New York’s Rubber Doll prides itself on providing juniors with innovative tops that, with wholesale prices of $9 to $16, are well below boutique prices. “Our customers are looking for a product with no duplication and we provide that,” said co-owner Steven Oshatz.

This story first appeared in the August 30, 2004 issue of WWD.  Subscribe Today.

Among the looks Rubber Doll is bringing to WWDMAGIC are a white nylon top with horizontal pink and lime green mesh stripes, ribbed cuffs and an off-the-shoulder ribbed collar, as well as a soft ramie-cotton hooded, zip-front cardigan in two-tone pink with side pockets that is designed to be worn as an accessory rather than for warmth.

Oshatz expects the spring collection to do well. “We have had great success at WWDMAGIC. We always manage to pick up new business there, and find our business is up 60 percent during the past year,” he said. The line is available at major department stores and junior specialty chains, including Gadzooks, Parisian, Macy’s West and Nordstrom.


In an effort to grow with its customer, former junior resource To The Max, a division of BCBG Max Azria Group, has repositioned itself as a young contemporary line targeted at the 20- to 45-year-old customer who is fashion-conscious but financially conservative. The changes include more sophisticated styling and higher-grade fabrics.

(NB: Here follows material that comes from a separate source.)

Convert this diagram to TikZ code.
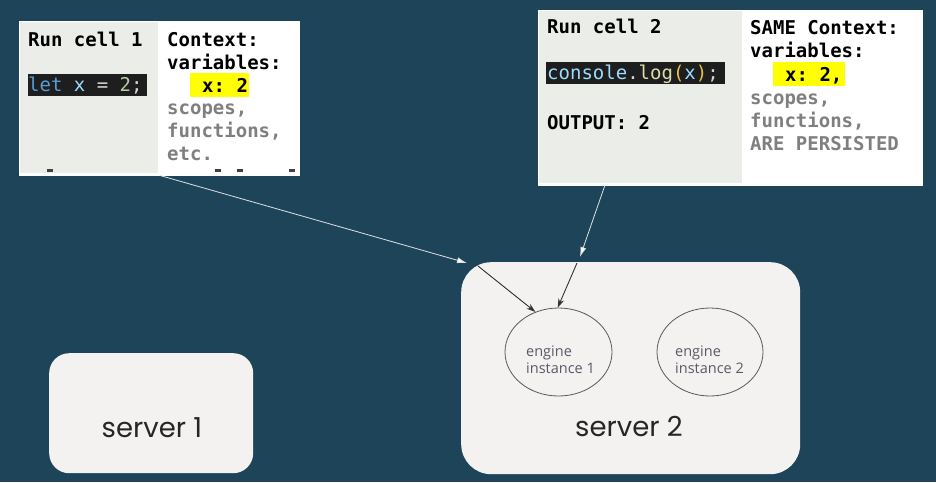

“To The Max’s goal is to give the underserved consumer superior fashion at competitive prices, therefore making stylish clothing more accessible to even more women,” said Tara Hannert, spokeswoman for BCBG Max Azria Group.

With wholesale prices that range from $42 for shirts to $109 for novelty jackets, To The Max will use a national advertising campaign, Web site and direct mail to target the modern woman and win her discretionary dollars.

“Our customers are modern, savvy women who will go to mass retailer stores to save money on certain household items,” said Hannert. “The money they save by shopping at these stores affords them to shop at higher-end stores for clothing and accessories — the categories that they prefer to spend their money on.”

To The Max is sold in department stores including Marshall Field’s, Dillard’s, Dayton Hudson, Macy’s, Burdines and Nordstrom.


Los Angeles-based Mighty Fine has charted steady growth in sales over the past year. “Back-to-school is meeting our expectations and we expect a strong spring season,” said Patty Timsawat, vice president of operations for Mighty Fine, which produces licensed apparel featuring Peanuts and Disney characters that wholesales from $11 to $13 under the Doe brand.

Part of Mighty Fine’s success can be attributed to its diverse range of accounts. “We sell to boutiques, national specialty retailers and department stores, providing styles that are well suited to our customers shopping at each of these retailers,” said Morgan Ward, licensing manager for Mighty Fine.

The Doe line is available at Kohl’s, J.C. Penney and May Co. stores and doeworld.com.


It’s Our Time, a $65 million-plus knitwear and denim division of Fashion Avenue Knits, has used information to its advantage in this fast-changing market. After researching trends, shopping extensively in the United States and Europe and benefiting from product development efforts in its private label business, It’s Our Time has added cut-and-sew tops and denim to its previously sweater-focused line. Wholesale prices range from $5 for a top to $15 for a sweater and $20 for bottoms.

The cut-and-sew division, in particular, is growing quickly, and company sales “could reach over $70 million” in the next year, said Todd Resnick, vice president of sales.

The company is expanding into trade shows, co-op advertising and charity sponsorships to help build the brand name. “We do a lot of co-op advertising with stores like Burdines, Macy’s, Dillard’s and Maurice’s, where we participate in their advertising campaigns as well as in their in-store promotions, either as an event or a [point-of-sale] giveaway,” said Resnick.

It’s Our Time has turned to novelty in the form of new pastel shades and casual tops with smocking and sparkles in a bid to create a sought-after look that will give shoppers a reason to buy.

“As long as videos, movies and celebrities emulate trends, then the junior customer will look to the specialty and chain arenas for the slightly edgier or trendy styles,” Resnick said.